"Local deals. Daily deals. Group-buying deals," writes Amy Fowler at MarketingProfs. "Call them what you will, but they're all the same thing: a very expensive form of marketing that can run a small business into the ground if utilized incorrectly." Why? Because you're not just providing a deeply discounted product or service—you're also sharing up to 50% of the proceeds.

Many companies participate because they anticipate an instant source of loyal, repeat business. But, notes Fowler, this is almost never the case. "Daily deals attract a certain type of consumer—the type who never wants to pay full price." So how do you get the most from a Groupon-style campaign? She has this advice:

Take control of the relationship with direct offers. When someone uses a deal to purchase your product or service, follow up—directly—with your next offer. This way, you can control the size of the discount and keep all of the profit. Restaurants can include a voucher with a diner's check, for instance, while retailers might email a discount code for future purchases.
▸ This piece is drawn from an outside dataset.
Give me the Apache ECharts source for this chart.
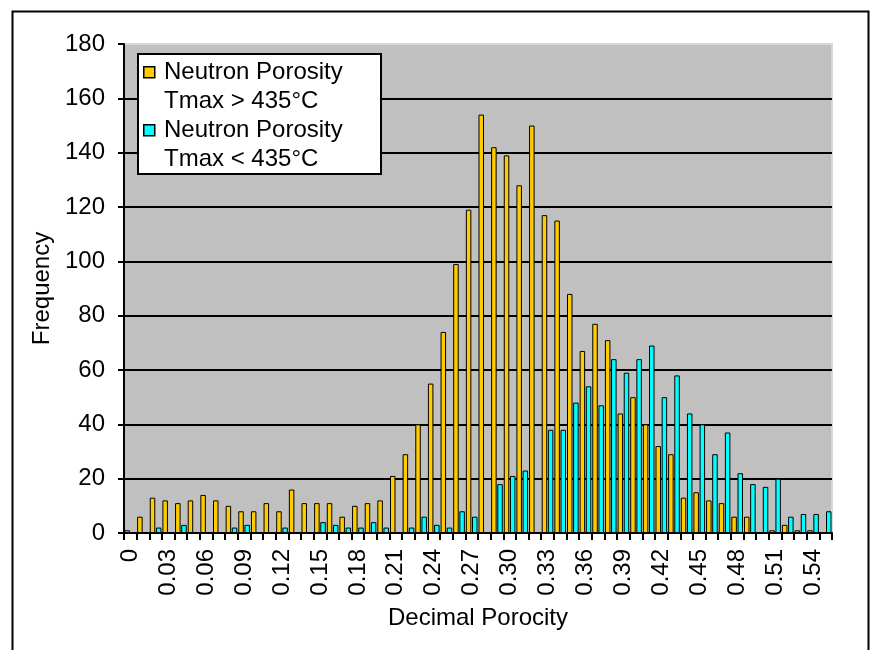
<!DOCTYPE html>
<html>
<head>
<meta charset="utf-8">
<script src="https://cdn.jsdelivr.net/npm/echarts@6/dist/echarts.min.js"></script>
<style>
html,body{margin:0;padding:0;background:#fff;}
#chart{width:876px;height:650px;}
</style>
</head>
<body>
<div id="chart"></div>
<script>
const categories = ['0','0.01','0.02','0.03','0.04','0.05','0.06','0.07','0.08','0.09',
  '0.10','0.11','0.12','0.13','0.14','0.15','0.16','0.17','0.18','0.19',
  '0.20','0.21','0.22','0.23','0.24','0.25','0.26','0.27','0.28','0.29',
  '0.30','0.31','0.32','0.33','0.34','0.35','0.36','0.37','0.38','0.39',
  '0.40','0.41','0.42','0.43','0.44','0.45','0.46','0.47','0.48','0.49',
  '0.50','0.51','0.52','0.53','0.54','0.55'];
const tmaxHigh = [1,6,13,12,11,12,14,12,10,8,
  8,11,8,16,11,11,11,6,10,11,
  12,21,29,40,55,74,99,119,154,142,
  139,128,150,117,115,88,67,77,71,44,
  50,40,32,29,13,15,12,11,6,6,
  0,1,3,1,1,0];
const tmaxLow = [0,0,2,0,3,0,0,0,2,3,
  0,0,2,0,0,4,3,2,2,4,
  2,0,2,6,3,2,8,6,0,18,
  21,23,0,38,38,48,54,47,64,59,
  64,69,50,58,44,40,29,37,22,18,
  17,20,6,7,7,8];
const seriesNames = ['Neutron Porosity Tmax > 435°C', 'Neutron Porosity Tmax < 435°C'];
const legendLines = [['Neutron Porosity','Tmax > 435°C'],['Neutron Porosity','Tmax < 435°C']];
const colors = ['#FFCC00', '#00FFFF'];
const yTicks = {min:0, max:180, interval:20};

const FONT = 'Liberation Sans, Arial, sans-serif';
const chart = echarts.init(document.getElementById('chart'));

const legendGraphics = [
  {type:'rect', left:137, top:53, shape:{width:243, height:120},
   style:{fill:'#fff', stroke:'#000', lineWidth:2}, z:100}
];
legendLines.forEach((lines, k) => {
  const y0 = 61 + k*58;
  legendGraphics.push({type:'rect', left:143, top:y0+5, shape:{width:11, height:11},
    style:{fill:colors[k], stroke:'#000', lineWidth:1.5}, z:101});
  legendGraphics.push({type:'text', left:164, top:y0-1,
    style:{text:lines[0], font:'24px ' + FONT, fill:'#000'}, z:101});
  legendGraphics.push({type:'text', left:164, top:y0+28,
    style:{text:lines[1], font:'24px ' + FONT, fill:'#000'}, z:101});
});

chart.setOption({
  animation:false,
  backgroundColor:'#fff',
  textStyle:{fontFamily:FONT},
  grid:{left:124, right:44, top:44, bottom:117, show:true,
        backgroundColor:'#C0C0C0', borderColor:'#D8D8D8', borderWidth:2},
  xAxis:{
    type:'category', data:categories,
    name:'Decimal Porocity', nameLocation:'middle', nameGap:73,
    nameTextStyle:{fontSize:24, color:'#000', fontFamily:FONT},
    axisLine:{lineStyle:{color:'#000', width:2}},
    axisTick:{show:true, interval:0, length:7, lineStyle:{color:'#000', width:2}},
    axisLabel:{interval:2, rotate:90, fontSize:24, color:'#000', margin:16, fontFamily:FONT}
  },
  yAxis:{
    type:'value', min:yTicks.min, max:yTicks.max, interval:yTicks.interval,
    name:'Frequency', nameLocation:'middle', nameGap:67, nameRotate:90,
    nameTextStyle:{fontSize:24, color:'#000', fontFamily:FONT},
    axisLine:{show:true, lineStyle:{color:'#000', width:2}},
    axisTick:{show:true, length:6, lineStyle:{color:'#000', width:2}},
    axisLabel:{fontSize:24, color:'#000', margin:19, fontFamily:FONT},
    splitLine:{show:true, showMaxLine:false, showMinLine:false, lineStyle:{color:'#000', width:2}}
  },
  series:[
    {name:seriesNames[0], type:'bar', data:tmaxHigh, barWidth:5.5, barGap:'12%',
     itemStyle:{color:colors[0], borderColor:'#000', borderWidth:1}},
    {name:seriesNames[1], type:'bar', data:tmaxLow, barWidth:5.5, barGap:'12%',
     itemStyle:{color:colors[1], borderColor:'#000', borderWidth:1}}
  ],
  graphic:[
    {type:'rect', left:10, top:9, shape:{width:856, height:700},
     style:{fill:'none', stroke:'#000', lineWidth:2}, silent:true, z:-1},
    ...legendGraphics
  ]
});
</script>
</body>
</html>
Create an ongoing relationship through social media. Let customers know that future deals are available when they "like" you on Facebook or "follow" you on Twitter. This will appeal to their discount-seeking nature—and set the stage for repeat business.

Ask happy customers to write an online review. Even if they never return for a non-discounted product or service, deal-seeking customers will often leave positive reviews at sites like Yelp—especially if you ask nicely.